El leitmotiv de la velada era Menorca, lugar de veraneo de los Ortega-Monasterio y, según me pareció por algunos comentarios, de buena parte de los invitados (sospecho que los únicos que no disponíamos de residencia en la isla o en alguna de esas aldeas potemkin que son el Ampurdán o la Cerdaña éramos, ay, los chicos de la prensa). Por si quedaba alguna duda de que nos habíamos infiltrado en una manada de ricos, la sufrida ensalada que nos sirvieron de primero y el rosbif de ultratumba que hizo el segundo vinieron a despejarla. No en vano, el pésimo gusto por las cosas de comer es condición de alta cuna en Cataluña desde tiempos inmemoriales.
Llegados los postres, Leopoldo subió a la tarima y, micrófono en mano, evocó sus veraneos en Menorca mientras, sobre una pantalla tamaño cinexín, se iban sucediendo estampas familiares. «Aquí estoy con papá…» «En esta otra, con mis hermanos…» «Ah, los pescadores»… Por supuesto, ninguno de los clubbers hablaba en catalán; cuando menos, ninguno de los que yo alcancé a oír, que fueron unos cuantos, entre ellos los marqueses de Alella y los condes de no recuerdo qué erial. Quienes sí lo hablaban eran los dos indígenas que Leopoldo había mandado venir de la misma Menorca, y que ahora se disponían a ofrecernos un recital de canciones marineras a mayor gloria de Ortega padre. El catalán, en efecto, fue durante un lapso de la noche barcelonesa la lengua del servicio, como en los viejos buenos tiempos en que, ni que decir tiene, seguía instalada aquella troupe. A diferencia de lo que sucede con los cuadros flamencos de los señoritos andaluces, que normalmente cenan sobras en la cocina, los dos especímenes baleáricos habían cenado en una mesa contigua a la nuestra. El cometido de su actuación, según deduje, fue abrochar la remembranza veraniega esbozada por Leopoldo. Lo que no ya no sé si estaba previsto es que la luz mortecina y las sucesivas prórrogas del concierto, insólitamente springsteeniano, acabaran por despertar no ya bostezos, que también los hubo, sino ronquidos que, dado el público, no podían ser sino ostentóreos. Cuando ya el recital agonizaba, la dama de mi izquierda me susurró que ya faltaba poco para lo bueno. «Para el número fuerte», precisó, «que es lo que todos, en realidad, venimos a ver».

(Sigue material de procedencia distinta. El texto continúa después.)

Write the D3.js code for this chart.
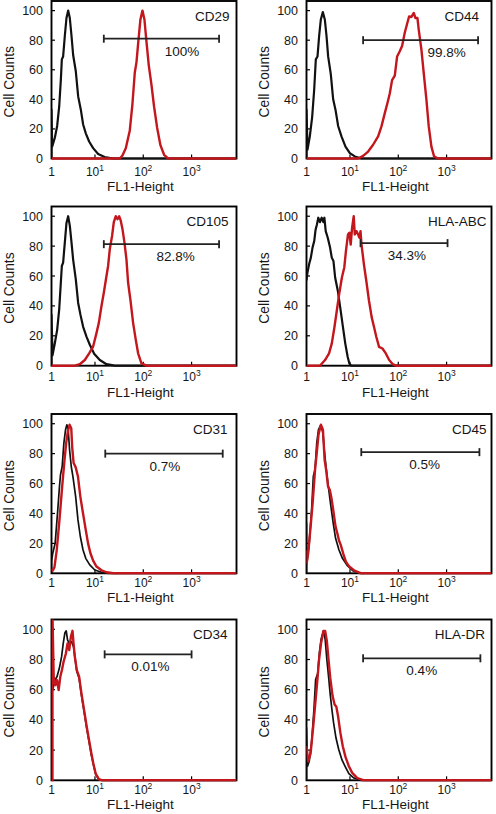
<!DOCTYPE html>
<html><head><meta charset="utf-8">
<script src="https://cdn.jsdelivr.net/npm/d3@7"></script>
<style>
body{margin:0;background:#fff}
svg{display:block}
text{font-family:"Liberation Sans",Arial,sans-serif;fill:#161616}
</style>
</head><body><svg id="c" width="496" height="814"></svg>
<script>
// ---------------- DATA ----------------
// x values are log10(FL1-Height), y values are cell counts (normalised to 100)
const markers  = ["CD29","CD44","CD105","HLA-ABC","CD31","CD45","CD34","HLA-DR"];
const percents = ["100%","99.8%","82.8%","34.3%","0.7%","0.5%","0.01%","0.4%"];

// gate (marker bar): start / end in log10(FL1), height in counts, label centre in log10(FL1)
const gateStart = [1.183, 1.272, 1.183, 1.218, 1.213, 1.234, 1.200, 1.272];
const gateEnd   = [3.569, 3.652, 3.569, 3.020, 3.645, 3.680, 3.000, 3.700];
const gateCount = [81, 80, 81.3, 82, 80, 81, 83.4, 80.8];
const gateLabelX= [2.80, 3.00, 2.672, 2.176, 2.446, 2.546, 2.145, 2.486];

const yTicks = [0, 20, 40, 60, 80, 100];
const xTickExp = [0, 1, 2, 3];
const xTickLabels = ["1", "10", "10", "10"];
const xTickSup = ["", "1", "2", "3"];

const cd29Control = [[0.1,0],[0.1,33],[0.114,8],[0.169,14],[0.217,22],[0.259,35],[0.293,53],[0.314,67],[0.341,69],[0.376,83],[0.41,95],[0.445,100],[0.479,95],[0.514,83],[0.548,70],[0.603,59],[0.652,42],[0.707,33],[0.755,23],[0.81,17],[0.879,11.5],[0.962,7],[1.066,3],[1.2,1],[1.38,0],[3.93,0]];
const cd29Stained = [[0.1,0],[1.514,0],[1.569,2],[1.638,7],[1.721,19],[1.776,37],[1.824,58],[1.859,65],[1.9,80],[1.941,94],[1.983,100],[2.024,94],[2.066,79],[2.114,63],[2.169,50],[2.224,35],[2.286,21],[2.355,9],[2.431,2.5],[2.514,0],[3.93,0]];

const cd44Control = [[0.1,0],[0.1,33],[0.121,6],[0.169,15],[0.217,28],[0.259,46.5],[0.293,67],[0.328,69],[0.362,83],[0.397,94],[0.438,99],[0.479,94],[0.514,83],[0.548,69],[0.603,57],[0.652,40],[0.7,33],[0.755,22],[0.824,15],[0.907,8],[0.997,3.6],[1.1,1.4],[1.238,0],[3.93,0]];
const cd44Stained = [[0.1,0],[1.169,0],[1.272,1.8],[1.376,4.7],[1.479,9.3],[1.583,15],[1.652,21.7],[1.721,30.7],[1.776,37.5],[1.824,44],[1.872,53],[1.928,56],[1.976,69],[2.031,72.5],[2.079,76],[2.134,85],[2.19,92],[2.224,96],[2.272,95.7],[2.321,98.4],[2.355,95],[2.397,95],[2.424,87],[2.479,73.6],[2.534,55.5],[2.583,39.7],[2.631,21.7],[2.686,8],[2.741,1.4],[2.824,0],[3.93,0]];

const cd105Control = [[0.1,0],[0.1,34],[0.121,7],[0.169,15],[0.217,24],[0.259,37.5],[0.293,55.5],[0.314,66.7],[0.341,69],[0.376,82.5],[0.41,95.5],[0.445,100],[0.479,93.7],[0.514,82.5],[0.548,71],[0.603,57.7],[0.652,42],[0.7,34],[0.755,26],[0.824,19.5],[0.893,14],[0.983,8],[1.1,3.8],[1.238,1],[1.41,0],[3.93,0]];
const cd105Stained = [[0.1,0],[0.583,0],[0.686,1],[0.79,3.8],[0.879,8.3],[0.962,12.8],[1.031,21.8],[1.079,28.5],[1.134,39.8],[1.183,48.8],[1.238,60],[1.272,66.7],[1.307,78],[1.355,87],[1.39,96],[1.431,100],[1.466,98],[1.5,100],[1.534,97],[1.569,91.5],[1.61,82.5],[1.652,71],[1.686,55.5],[1.734,44],[1.79,28.5],[1.845,17.3],[1.893,8.3],[1.962,1.6],[2.066,0],[3.93,0]];

const hlaAbcControl = [[0.1,57],[0.12,62.4],[0.155,68],[0.19,72.3],[0.225,79],[0.26,83.4],[0.288,91],[0.316,94.5],[0.344,99],[0.379,96],[0.414,99],[0.449,96],[0.47,99],[0.498,90],[0.54,85.6],[0.588,79],[0.623,72.3],[0.658,70],[0.693,59],[0.749,50],[0.798,39],[0.854,26],[0.903,14.8],[0.952,6],[0.987,1.5],[1.029,0],[3.93,0]];
const hlaAbcStained = [[0.1,0],[0.379,0],[0.484,3.8],[0.567,8.2],[0.623,14.8],[0.679,25.9],[0.728,36.9],[0.777,48],[0.833,59],[0.882,65.7],[0.917,76.8],[0.959,87.8],[0.987,89],[1.015,81],[1.043,92],[1.078,100],[1.099,87.8],[1.134,90],[1.169,87.8],[1.197,85.6],[1.218,90],[1.239,81],[1.288,68],[1.337,57],[1.393,43.6],[1.449,32.5],[1.498,25.9],[1.546,19.2],[1.602,12.6],[1.672,11.5],[1.742,8.2],[1.812,3.8],[1.882,1.1],[1.952,0],[3.93,0]];

const cd31Control = [[0.1,0],[0.1,8],[0.126,13.4],[0.175,20],[0.23,42.4],[0.265,58],[0.286,65.8],[0.321,71.4],[0.356,87],[0.391,96],[0.418,99.3],[0.446,96],[0.474,82.6],[0.509,71.4],[0.544,64.7],[0.6,51.3],[0.648,35.7],[0.697,24.6],[0.753,15.6],[0.809,10],[0.892,5.6],[0.997,2.2],[1.136,0.7],[1.276,0],[3.93,0]];
const cd31Stained = [[0.1,3],[0.126,1.8],[0.161,4],[0.209,15.6],[0.265,35.7],[0.321,58],[0.37,76],[0.404,87],[0.439,95],[0.474,99.3],[0.509,97],[0.53,83.7],[0.558,73.7],[0.6,71],[0.648,64.7],[0.697,51.3],[0.753,40],[0.809,29],[0.857,20],[0.906,13.4],[0.962,8.5],[1.032,4.5],[1.136,2],[1.241,0.7],[1.38,0],[3.93,0]];

const cd45Control = [[0.1,0],[0.1,33.5],[0.103,6],[0.156,20],[0.206,42.4],[0.241,64.7],[0.277,69.6],[0.312,87],[0.348,96],[0.398,99.3],[0.44,93.7],[0.468,82.6],[0.504,71.4],[0.539,61.4],[0.596,46.9],[0.653,33.5],[0.702,23.4],[0.773,15.6],[0.844,10],[0.951,4.9],[1.057,1.8],[1.199,0],[3.93,0]];
const cd45Stained = [[0.1,15.6],[0.105,7],[0.135,13.4],[0.185,31.2],[0.227,46.9],[0.277,69.2],[0.312,80.4],[0.348,92.6],[0.398,99.3],[0.44,96],[0.475,75.9],[0.511,68],[0.546,58],[0.582,55.8],[0.617,50.2],[0.653,42.4],[0.702,31.2],[0.738,26.8],[0.773,21.9],[0.809,19],[0.859,13.4],[0.915,7.8],[0.986,4.5],[1.093,1.8],[1.234,0],[3.93,0]];

const cd34Control = [[0.1,57.5],[0.131,60.8],[0.172,66.4],[0.213,68.6],[0.261,74],[0.309,81.9],[0.343,90.7],[0.378,97.8],[0.405,99],[0.432,93],[0.467,90.7],[0.515,91.8],[0.556,88.5],[0.583,81.9],[0.624,72],[0.672,67.5],[0.72,56.4],[0.775,45.4],[0.83,34.3],[0.878,25.4],[0.926,16.6],[0.967,10.6],[1.015,4],[1.083,0.4],[1.152,0],[3.93,0]];
const cd34Stained = [[0.1,0],[0.12,0],[0.12,110],[0.145,68.6],[0.179,63],[0.213,66.4],[0.248,59.7],[0.282,68.6],[0.316,73],[0.35,78.5],[0.398,84],[0.432,90.7],[0.467,86.3],[0.501,95],[0.535,99],[0.556,90.7],[0.583,81.9],[0.624,73],[0.672,68.6],[0.72,57.5],[0.775,46.5],[0.83,35.4],[0.878,26.5],[0.926,17.7],[0.967,11],[1.015,4.4],[1.083,0.7],[1.152,0],[3.93,0]];

const hlaDrControl = [[0.1,0],[0.1,34.7],[0.121,9.3],[0.156,12.6],[0.205,24.8],[0.254,46.9],[0.289,66.8],[0.332,70.8],[0.367,84.5],[0.402,93.4],[0.451,98.9],[0.486,93.4],[0.521,80],[0.556,69],[0.591,56.9],[0.626,46.9],[0.661,38],[0.711,28],[0.767,20.4],[0.837,13.3],[0.907,8.8],[0.977,4.4],[1.082,1.5],[1.223,0],[3.93,0]];
const hlaDrStained = [[0.1,22.6],[0.135,12.6],[0.184,17.7],[0.24,35.8],[0.289,53.5],[0.332,69],[0.36,80],[0.402,91],[0.451,98.9],[0.486,98.9],[0.521,92.3],[0.556,80],[0.591,68],[0.64,55.8],[0.682,50.2],[0.718,48.7],[0.753,42.5],[0.802,31.4],[0.851,22.6],[0.907,15.5],[0.977,9.3],[1.047,4.9],[1.153,1.5],[1.293,0],[3.93,0]];

const controlCurves = [cd29Control, cd44Control, cd105Control, hlaAbcControl, cd31Control, cd45Control, cd34Control, hlaDrControl];
const stainedCurves = [cd29Stained, cd44Stained, cd105Stained, hlaAbcStained, cd31Stained, cd45Stained, cd34Stained, hlaDrStained];

// ---------------- LAYOUT ----------------
const colLeft = [51.5, 306.5];
const plotW = 185;
const rowTop = [1, 206.5, 414, 619.5];
const rowBottom = [158.5, 365.7, 573.3, 780.3];
const tickLabelOffset = [17, 15.5, 13.5, 13.5];
const titleOffset = [32, 31.5, 29, 28.5];
const labelInset = [7, 12.5, 8, 5, 9, 5, 9, 6.5];
const logMin = 0.1, logMax = 3.93, yMax = 106.5;

const RED = "#c3161d";
const svg = d3.select("#c");

markers.forEach((name, i) => {
  const col = i % 2, row = Math.floor(i / 2);
  const H = rowBottom[row] - rowTop[row];
  const g = svg.append("g").attr("transform", `translate(${colLeft[col]},${rowTop[row]})`);
  const x = d3.scaleLog().domain([10 ** logMin, 10 ** logMax]).range([0, plotW]);
  const y = d3.scaleLinear().domain([0, yMax]).range([H, 0]);

  // frame
  g.append("rect").attr("x", 0).attr("y", 0).attr("width", plotW).attr("height", H)
    .attr("fill", "none").attr("stroke", "#000").attr("stroke-width", 1.9);

  // y ticks (inside) and labels
  yTicks.forEach(t => {
    if (t > 0) g.append("line").attr("x1", 0).attr("x2", 3.5).attr("y1", y(t)).attr("y2", y(t))
      .attr("stroke", "#000").attr("stroke-width", 1.2);
    g.append("text").attr("x", -8.5).attr("y", y(t)).attr("dy", "0.36em")
      .attr("text-anchor", "end").style("font-size", "12.5px").text(t);
  });

  // x ticks (inside) and labels
  xTickExp.forEach((e, k) => {
    const v = Math.max(10 ** e, 10 ** logMin);
    const px = x(v);
    if (e > 0) g.append("line").attr("x1", px).attr("x2", px).attr("y1", H).attr("y2", H - 4)
      .attr("stroke", "#000").attr("stroke-width", 1.2);
    const t = g.append("text").attr("x", px).attr("y", H + tickLabelOffset[row])
      .attr("text-anchor", "middle").style("font-size", "12px");
    t.append("tspan").text(xTickLabels[k]);
    if (xTickSup[k]) t.append("tspan").attr("dy", -5).style("font-size", "8.5px").text(xTickSup[k]);
  });

  // axis titles
  g.append("text").attr("x", plotW * 0.48).attr("y", H + titleOffset[row])
    .attr("text-anchor", "middle").style("font-size", "13.5px").text("FL1-Height");
  g.append("text").attr("transform", `translate(-42,${H / 2 + 2}) rotate(-90)`)
    .attr("text-anchor", "middle").attr("dy", "0.35em").style("font-size", "13.8px").text("Cell Counts");

  // curves
  const clipId = "clip" + i;
  g.append("clipPath").attr("id", clipId).append("rect")
    .attr("x", 0).attr("y", 0).attr("width", plotW).attr("height", H + 1.5);
  const line = d3.line().x(d => x(10 ** d[0])).y(d => y(d[1]));
  const cg = g.append("g").attr("clip-path", `url(#${clipId})`);
  cg.append("path").datum(controlCurves[i]).attr("d", line)
    .attr("fill", "none").attr("stroke", "#111").attr("stroke-width", row >= 2 ? 1.7 : 2.2).attr("stroke-linejoin", "round");
  cg.append("path").datum(stainedCurves[i]).attr("d", line)
    .attr("fill", "none").attr("stroke", RED).attr("stroke-width", 2.4).attr("stroke-linejoin", "round");

  // gate bar
  const gy = y(gateCount[i]);
  const gx1 = x(10 ** gateStart[i]), gx2 = x(10 ** gateEnd[i]);
  g.append("line").attr("x1", gx1).attr("x2", gx2).attr("y1", gy).attr("y2", gy)
    .attr("stroke", "#222").attr("stroke-width", 1.8);
  [gx1, gx2].forEach(px => g.append("line").attr("x1", px).attr("x2", px)
    .attr("y1", gy - 4).attr("y2", gy + 4).attr("stroke", "#222").attr("stroke-width", 1.8));
  g.append("text").attr("x", x(10 ** gateLabelX[i])).attr("y", gy + 17)
    .attr("text-anchor", "middle").style("font-size", "13.5px").text(percents[i]);

  // marker name
  g.append("text").attr("x", plotW - labelInset[i]).attr("y", 19.5)
    .attr("text-anchor", "end").style("font-size", "13.5px").text(name);
});
</script>
</body></html>
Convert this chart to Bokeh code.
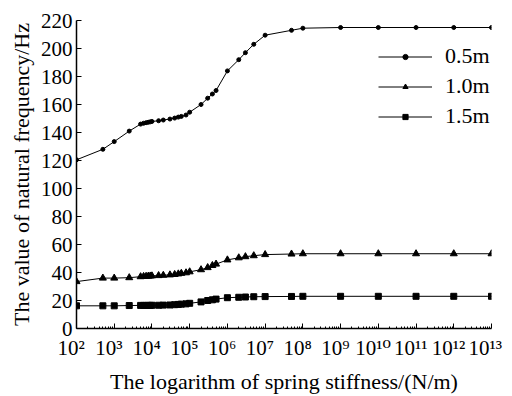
from bokeh.plotting import figure
from bokeh.models import Range1d, FixedTicker, CustomJSTickFormatter, Legend, LegendItem
from bokeh.embed import file_html
from bokeh.resources import INLINE

# Spring stiffness (N/m)
stiffness = [1e2, 5e2, 1e3, 2.5e3, 5e3, 6e3, 7e3, 8e3, 9e3, 1e4, 1.5e4, 2e4, 3e4, 4e4,
             5e4, 6e4, 8e4, 1e5, 2e5, 3e5, 4e5, 5e5, 1e6, 2e6, 3e6, 5e6, 1e7, 5e7, 1e8,
             1e9, 1e10, 1e11, 1e12, 1e13]

freq_05 = [120.5, 128, 133.5, 141, 146, 146.6, 147, 147.3, 147.6, 147.9, 148.4, 148.9,
           149.6, 150.3, 151, 151.5, 152.5, 154.5, 160, 164.5, 167.5, 170, 184, 192,
           197, 203, 209.5, 213, 214.5, 215, 215, 215, 215, 215]
freq_10 = [33.5, 36, 36, 36.3, 37, 37.2, 37.3, 37.4, 37.5, 37.6, 37.8, 38, 38.3, 38.6,
           39, 39.4, 39.8, 40.5, 42, 43.5, 45, 46, 49, 50.5, 51.3, 52, 52.8, 53.2, 53.4,
           53.4, 53.4, 53.4, 53.4, 53.4]
freq_15 = [16.2, 16.2, 16.2, 16.4, 16.5, 16.5, 16.5, 16.5, 16.5, 16.6, 16.6, 16.7, 16.8,
           17, 17.2, 17.4, 17.6, 18, 19, 20, 20.5, 21, 22, 22.3, 22.5, 22.7, 22.8, 22.9,
           23, 23, 23, 23, 23, 23]

series_labels = ["0.5m", "1.0m", "1.5m"]
y_ticks = [0, 20, 40, 60, 80, 100, 120, 140, 160, 180, 200, 220]
x_ticks = [10.0 ** e for e in range(2, 14)]
x_minor = [m * 10.0 ** e for e in range(2, 13) for m in range(2, 10)]

FONT = "Liberation Serif, DejaVu Serif, serif"

p = figure(width=512, height=396, x_axis_type="log", output_backend="svg",
           toolbar_location=None, x_range=Range1d(1e2, 1e13), y_range=Range1d(0, 220))
p.min_border_left = 76
p.min_border_right = 21
p.min_border_top = 20
p.min_border_bottom = 66
p.outline_line_color = None
p.xgrid.visible = False
p.ygrid.visible = False
p.background_fill_color = "white"
p.border_fill_color = "white"

xaxis = p.xaxis[0]
xaxis.ticker = FixedTicker(ticks=x_ticks, minor_ticks=x_minor)
xaxis.formatter = CustomJSTickFormatter(code="""
const sup = ['\u2070','\u00b9','\u00b2','\u00b3','\u2074','\u2075','\u2076','\u2077','\u2078','\u2079'];
const e = Math.round(Math.log10(tick));
return '10' + String(e).split('').map(d => sup[+d]).join('') + '\u00a0\u00a0';
""")

for ax in (xaxis, p.yaxis[0]):
    ax.axis_line_color = "black"
    ax.axis_line_width = 1.5
    ax.major_tick_in = 5
    ax.major_tick_out = 0
    ax.minor_tick_in = 2
    ax.minor_tick_out = 0
    ax.major_tick_line_color = "black"
    ax.minor_tick_line_color = "black"
    ax.major_label_text_font = FONT
    ax.major_label_text_font_size = "21px"
    ax.major_label_text_color = "black"
    ax.axis_label_text_font = FONT
    ax.axis_label_text_font_size = "22px"
    ax.axis_label_text_font_style = "normal"
    ax.axis_label_text_color = "black"

p.yaxis[0].ticker = FixedTicker(ticks=y_ticks, minor_ticks=[])
p.yaxis[0].minor_tick_line_color = None
p.yaxis[0].major_label_standoff = 4
p.yaxis[0].axis_label_standoff = 4
p.yaxis[0].axis_label = "The value of natural frequency/Hz"
xaxis.axis_label = "The logarithm of spring stiffness/(N/m)"
xaxis.major_label_standoff = 7
xaxis.axis_label_standoff = 6

items = []
specs = [(freq_05, "circle", 4), (freq_10, "triangle", 7), (freq_15, "square", 6)]
for (vals, marker, size), label in zip(specs, series_labels):
    r1 = p.line(stiffness, vals, line_color="black", line_width=1)
    r2 = p.scatter(stiffness, vals, marker=marker, size=size, fill_color="black",
                   line_color="black")
    items.append(LegendItem(label=label, renderers=[r1, r2]))

legend = Legend(items=items, location=(302, 197))
legend.border_line_color = None
legend.background_fill_alpha = 0
legend.padding = 0
legend.margin = 0
legend.spacing = 0
legend.glyph_width = 54
legend.glyph_height = 13
legend.label_height = 30
legend.label_standoff = 13
legend.label_text_font = FONT
legend.label_text_font_size = "22px"
legend.label_text_color = "black"
p.add_layout(legend)

open("out.html", "w").write(file_html(p, INLINE))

Volvía a ser el turno de Leopoldo, que se arrancó con «Violetas imperiales», sosteniendo en vilo la nota de «Españaaaaaaa» como si prolongara no supe qué, si una verónica o un orgasmo. El público, su público, murmuraba la canción entre bamboleos; no, no es que se la supieran, sino que la letra se iba proyectando en la pantalla. ¿Un karaoke? Más bien los años cincuenta con power point. Cuando Leopoldo atacó «Amar y vivir» hubieron de contenerme, pues hice ademán de saltar a la palestra para remedar un dúo, y al fin vencer. Y otro tanto le ocurrió a uno de mis colegas cuando anunció «Tuna compostelana», ya la cuarta planta del Colegio de Médicos viniéndose abajo de pura felicidad. «Si en la facultad de periodismo no hubiera habido tanto capullo, habríamos tenido una tuna como Dios manda», y siguió a lo suyo, secundando con graciosa marcialidad a Leopoldo, que a esas horas era ya el gran Leopoldo, y uno había de decir su nombre mascando esquirlas de neón.
Antes de irnos, Leopoldo improvisó una votación. «Se trata de votar si nos seguimos viendo los viernes, que tienen la ventaja de que podemos trasnochar más y la desventaja de que hasta el sábado no podemos ir a nuestras casas de fin de semana, o el jueves, que tienen la desventaja de que al día siguiente algunos trabajamos».
Por una vez en mi vida, estuve con el bando ganador.